■ RECORDS PROVIDED:
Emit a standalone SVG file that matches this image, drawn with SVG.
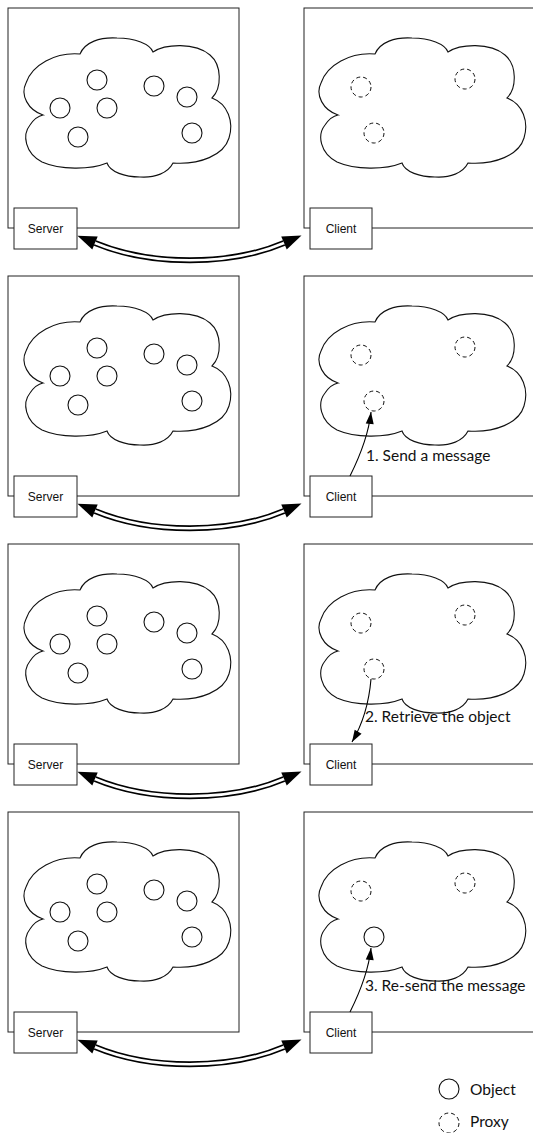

---

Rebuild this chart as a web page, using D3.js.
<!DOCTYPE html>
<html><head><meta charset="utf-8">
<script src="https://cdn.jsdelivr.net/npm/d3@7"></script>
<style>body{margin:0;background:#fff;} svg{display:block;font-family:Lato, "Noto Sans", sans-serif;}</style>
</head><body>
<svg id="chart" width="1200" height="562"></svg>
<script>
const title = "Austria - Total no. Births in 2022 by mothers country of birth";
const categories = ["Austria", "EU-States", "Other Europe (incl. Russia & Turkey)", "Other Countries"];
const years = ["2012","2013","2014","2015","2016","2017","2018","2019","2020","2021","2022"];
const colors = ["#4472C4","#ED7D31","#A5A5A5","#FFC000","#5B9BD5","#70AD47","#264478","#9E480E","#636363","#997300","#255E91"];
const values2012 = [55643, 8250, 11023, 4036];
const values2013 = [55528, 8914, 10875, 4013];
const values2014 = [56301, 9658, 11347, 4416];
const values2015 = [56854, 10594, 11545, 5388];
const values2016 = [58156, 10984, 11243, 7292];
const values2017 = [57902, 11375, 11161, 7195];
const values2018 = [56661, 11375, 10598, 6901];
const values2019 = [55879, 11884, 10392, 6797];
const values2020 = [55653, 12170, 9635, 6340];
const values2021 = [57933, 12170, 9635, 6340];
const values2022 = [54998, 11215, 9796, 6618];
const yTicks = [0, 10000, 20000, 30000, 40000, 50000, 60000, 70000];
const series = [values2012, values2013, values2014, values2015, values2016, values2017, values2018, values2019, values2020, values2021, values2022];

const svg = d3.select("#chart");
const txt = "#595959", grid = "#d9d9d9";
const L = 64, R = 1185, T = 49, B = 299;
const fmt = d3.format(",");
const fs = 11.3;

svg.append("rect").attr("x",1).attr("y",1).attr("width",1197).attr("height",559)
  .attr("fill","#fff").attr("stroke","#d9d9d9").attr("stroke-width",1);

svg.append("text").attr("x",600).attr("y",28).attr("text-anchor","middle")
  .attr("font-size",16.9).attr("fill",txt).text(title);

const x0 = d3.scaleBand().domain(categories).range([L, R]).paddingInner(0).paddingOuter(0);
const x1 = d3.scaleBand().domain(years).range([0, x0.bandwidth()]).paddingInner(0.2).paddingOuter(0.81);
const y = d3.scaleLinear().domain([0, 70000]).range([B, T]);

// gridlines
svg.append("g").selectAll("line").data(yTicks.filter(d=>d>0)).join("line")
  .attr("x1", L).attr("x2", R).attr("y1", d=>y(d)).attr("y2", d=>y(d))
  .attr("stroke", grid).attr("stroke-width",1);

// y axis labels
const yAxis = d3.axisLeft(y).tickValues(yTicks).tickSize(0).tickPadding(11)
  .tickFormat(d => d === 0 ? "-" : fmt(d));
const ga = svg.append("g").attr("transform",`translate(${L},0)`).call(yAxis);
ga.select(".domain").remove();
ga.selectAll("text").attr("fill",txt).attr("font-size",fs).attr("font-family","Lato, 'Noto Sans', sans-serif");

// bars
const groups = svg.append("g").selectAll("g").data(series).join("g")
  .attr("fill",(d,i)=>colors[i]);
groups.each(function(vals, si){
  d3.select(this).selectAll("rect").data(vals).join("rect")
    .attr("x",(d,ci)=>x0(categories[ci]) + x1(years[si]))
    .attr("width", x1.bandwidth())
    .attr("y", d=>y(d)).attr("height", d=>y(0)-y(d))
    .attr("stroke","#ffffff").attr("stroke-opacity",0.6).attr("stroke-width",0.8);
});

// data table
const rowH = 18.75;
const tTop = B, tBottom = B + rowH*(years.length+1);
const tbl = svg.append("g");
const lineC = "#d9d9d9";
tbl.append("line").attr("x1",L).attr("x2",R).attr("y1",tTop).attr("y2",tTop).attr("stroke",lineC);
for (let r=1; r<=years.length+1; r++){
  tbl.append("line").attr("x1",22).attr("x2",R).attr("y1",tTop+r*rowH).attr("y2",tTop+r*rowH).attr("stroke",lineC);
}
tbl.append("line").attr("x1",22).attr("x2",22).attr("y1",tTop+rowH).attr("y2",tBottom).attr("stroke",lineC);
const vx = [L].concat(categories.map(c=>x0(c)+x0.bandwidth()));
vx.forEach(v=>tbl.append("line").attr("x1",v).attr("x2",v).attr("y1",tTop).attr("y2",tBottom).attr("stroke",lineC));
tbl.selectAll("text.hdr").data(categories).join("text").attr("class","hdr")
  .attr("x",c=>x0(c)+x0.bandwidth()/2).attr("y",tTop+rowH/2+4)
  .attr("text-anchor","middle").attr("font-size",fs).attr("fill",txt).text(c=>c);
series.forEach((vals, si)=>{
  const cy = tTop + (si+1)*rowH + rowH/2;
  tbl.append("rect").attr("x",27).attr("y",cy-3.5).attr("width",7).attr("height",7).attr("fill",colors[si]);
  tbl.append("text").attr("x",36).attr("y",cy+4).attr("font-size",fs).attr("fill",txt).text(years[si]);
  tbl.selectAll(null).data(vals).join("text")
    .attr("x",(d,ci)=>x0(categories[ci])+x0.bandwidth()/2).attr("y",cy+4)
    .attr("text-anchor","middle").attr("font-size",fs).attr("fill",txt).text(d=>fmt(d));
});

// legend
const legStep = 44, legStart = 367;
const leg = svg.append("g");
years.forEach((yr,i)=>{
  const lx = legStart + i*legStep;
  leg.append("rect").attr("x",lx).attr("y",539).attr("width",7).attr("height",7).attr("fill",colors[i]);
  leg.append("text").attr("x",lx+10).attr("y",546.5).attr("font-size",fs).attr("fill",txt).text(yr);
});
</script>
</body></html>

■ TASK STATEMENT:
Give back exactly the lines from the line that has "Rebuild this chart" to the line that has "values2020, values2021, values2022];", both included, and leave out all others.

■ TASK ANSWER:
Rebuild this chart as a web page, using D3.js.
<!DOCTYPE html>
<html><head><meta charset="utf-8">
<script src="https://cdn.jsdelivr.net/npm/d3@7"></script>
<style>body{margin:0;background:#fff;} svg{display:block;font-family:Lato, "Noto Sans", sans-serif;}</style>
</head><body>
<svg id="chart" width="1200" height="562"></svg>
<script>
const title = "Austria - Total no. Births in 2022 by mothers country of birth";
const categories = ["Austria", "EU-States", "Other Europe (incl. Russia & Turkey)", "Other Countries"];
const years = ["2012","2013","2014","2015","2016","2017","2018","2019","2020","2021","2022"];
const colors = ["#4472C4","#ED7D31","#A5A5A5","#FFC000","#5B9BD5","#70AD47","#264478","#9E480E","#636363","#997300","#255E91"];
const values2012 = [55643, 8250, 11023, 4036];
const values2013 = [55528, 8914, 10875, 4013];
const values2014 = [56301, 9658, 11347, 4416];
const values2015 = [56854, 10594, 11545, 5388];
const values2016 = [58156, 10984, 11243, 7292];
const values2017 = [57902, 11375, 11161, 7195];
const values2018 = [56661, 11375, 10598, 6901];
const values2019 = [55879, 11884, 10392, 6797];
const values2020 = [55653, 12170, 9635, 6340];
const values2021 = [57933, 12170, 9635, 6340];
const values2022 = [54998, 11215, 9796, 6618];
const yTicks = [0, 10000, 20000, 30000, 40000, 50000, 60000, 70000];
const series = [values2012, values2013, values2014, values2015, values2016, values2017, values2018, values2019, values2020, values2021, values2022];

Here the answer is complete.